Campaign India Team
Apr 15, 2010

It's too soon to dismiss Google Buzz as a wannabe

Launched on February 9, 2010, Google Buzz is barely two months old. And though, according to numbers released by Google, tens of millions of people took a look at what this new social media site had to offer in the first two days of its launch, interest has since waned.

It's too soon to dismiss Google Buzz as a wannabe

Launched on February 9, 2010, Google Buzz is barely two months old. And though, according to numbers released by Google, tens of millions of people took a look at what this new social media site had to offer in the first two days of its launch, interest has since waned.

For people to migrate in hordes from current favourites such as Facebook and Twitter and start ‘buzzing’, there has to be a compelling competitive advantage. Apart from the fact that it is easily integrated with the other services on one’s Google account, there aren’t many visible advantages.

However, given its lineage and the initial numbers backing it, it may be too soon to dismiss Buzz as another social networking wannabe from Google’s stable.

For the uninitiated, Buzz is the small tab that appears below one’s Inbox icon in Gmail navigation. Wired directly into Gmail, it makes one’s Gmail social, literally. Says Google, on its blog: "Google Buzz is a new way to start conversations about the things you find interesting. It’s built right into Gmail, so you don’t have to peck out an entirely new set of friends from scratch – it just works."

Buzz is not Google’s first attempt at social networking. There have been various previous attempts like Orkut that got completely upstaged by other social and micro-blogging sites like Facebook and Twitter; and Jaiku and Google Wave that did not win widespread acceptance. However, this time Google seems to have done a lot of homework. "Besides being embedded into Gmail, its ability to integrate with other products like Twitter, Picasa, Flickr, Youtube, Blogger and Google Reader makes the Buzz experience a better one," says T Gangadhar, managing director, MEC India. "If we look at the numbers in India, Twitter has grown from 100,000 users to 2 million users (1,569% growth) in the last one year; Facebook from 4.5 million to 13 million (189% growth), while Gmail has added 6 million new users taking its reach up to 20 million (44% growth). Deep diving into these numbers throws up an interesting insight on duplication of users. Gmail has over 18 million users who don’t use Twitter and over 11 million users who don’t use Facebook. The duplication data across the three reveals that Gmail has over 10 million users who are not on any social networking site. Google’s move to integrate Buzz with Gmail can help expand the reach of social media disproportionately."

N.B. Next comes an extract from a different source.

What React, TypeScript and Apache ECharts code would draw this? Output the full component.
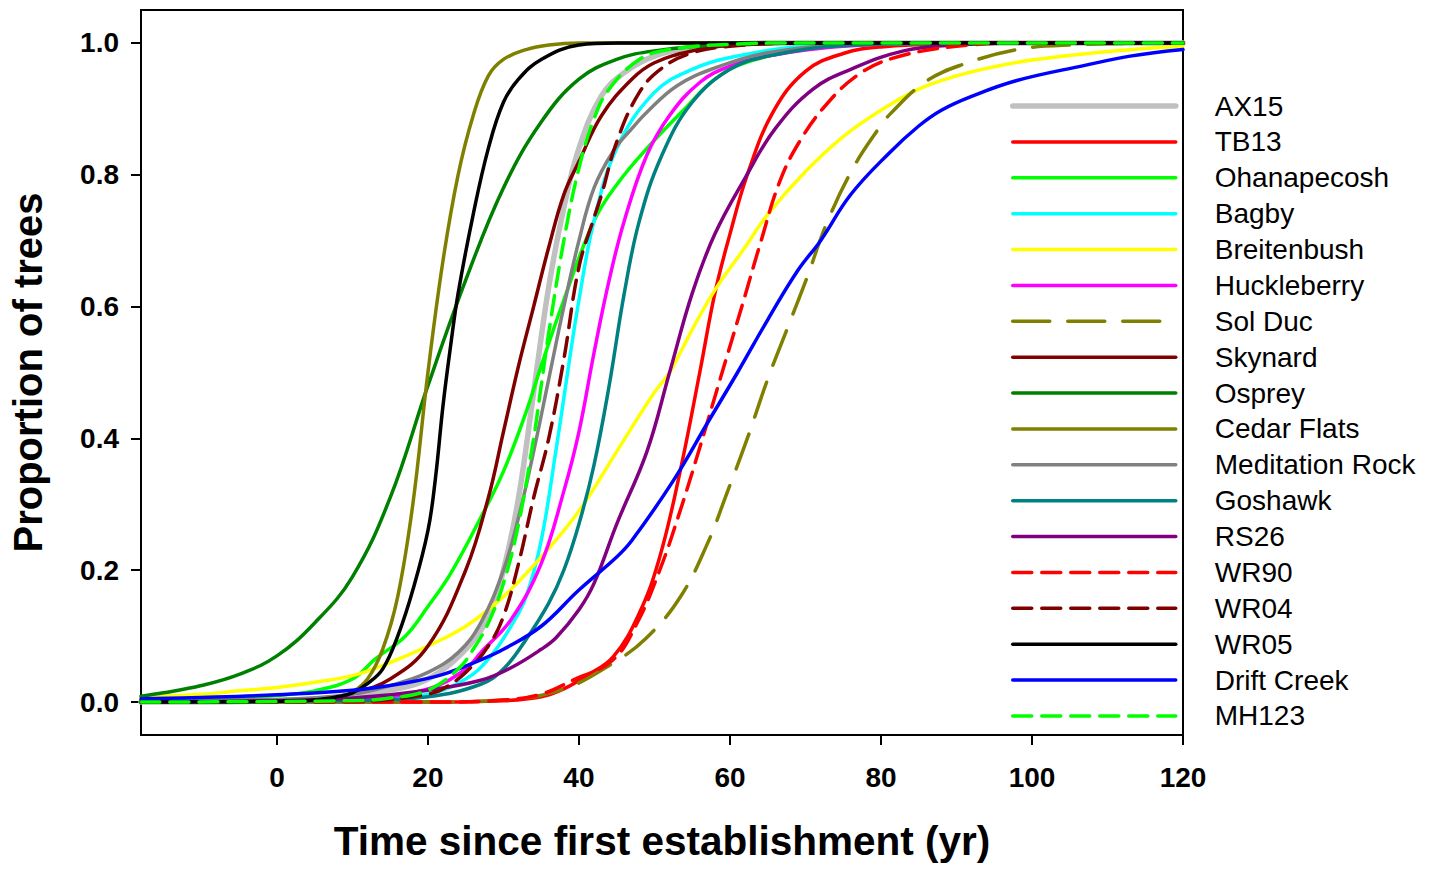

Though it is a late mover and is still ironing out the kinks in its original format, especially issues regarding users’ privacy, one thing is for sure. With the launch of Buzz, Google is trying to get as much share of the web-users time and attention as it can. Says Deepti Dang, head, marketing – commercial & SMB, personal systems group, Hewlett-Packard India, "Google is trying to create an ecosystem around the user today which will have them control/influence media at maximum touch points. These touch points (social media, mobile, search, OOH) are slowly being integrated into a more powerful entity which we will get to hear in the future."

As far as advertising goes, it is pretty straight forward: the more time people spend on Google products, the more opportunities open up for advertising and branding. While there is no official word on Buzz’s revenue model, it is quite likely that it’ll be yet another opportunity for Google to place contextual ads.

It is still too early to predict whether Buzz will pose any kind of competition for Facebook or Twitter. A platform is only relevant when it gives you adequate reach and has lot of affinity with its group of users/followers. "On the first glance it looks similar to Twitter, that is creating a brand stream and reaching out to followers in the group. We will have to wait and watch if it matches up to platforms like Twitter in the near future," added Dang.

Key is that people should start buzzing, which is not happening today, at least not as much as Google would want them to. But then Google is also a long-view company, and sometimes it takes a while to see the connections between various products.

What it means for social networking sites
At the first glance, Buzz does look like yet another social networking site with no apparent differentiation. But considering there are 10 million Gmail users in India who are not a part of any other social networking site, and already have Buzz embedded in their Gmail account, competitors need to be on high alert.

What it means for advertisers

Whether and how quickly advertisers bite depends entirely on how popular Buzz becomes. That said, advertisers do have the advantage of reaching the users via the proven power of Google’s ad platform. Also, if ads are targeted based on personal profiles, the CTRs may be good, making Buzz a compelling proposition for advertisers and their media agencies.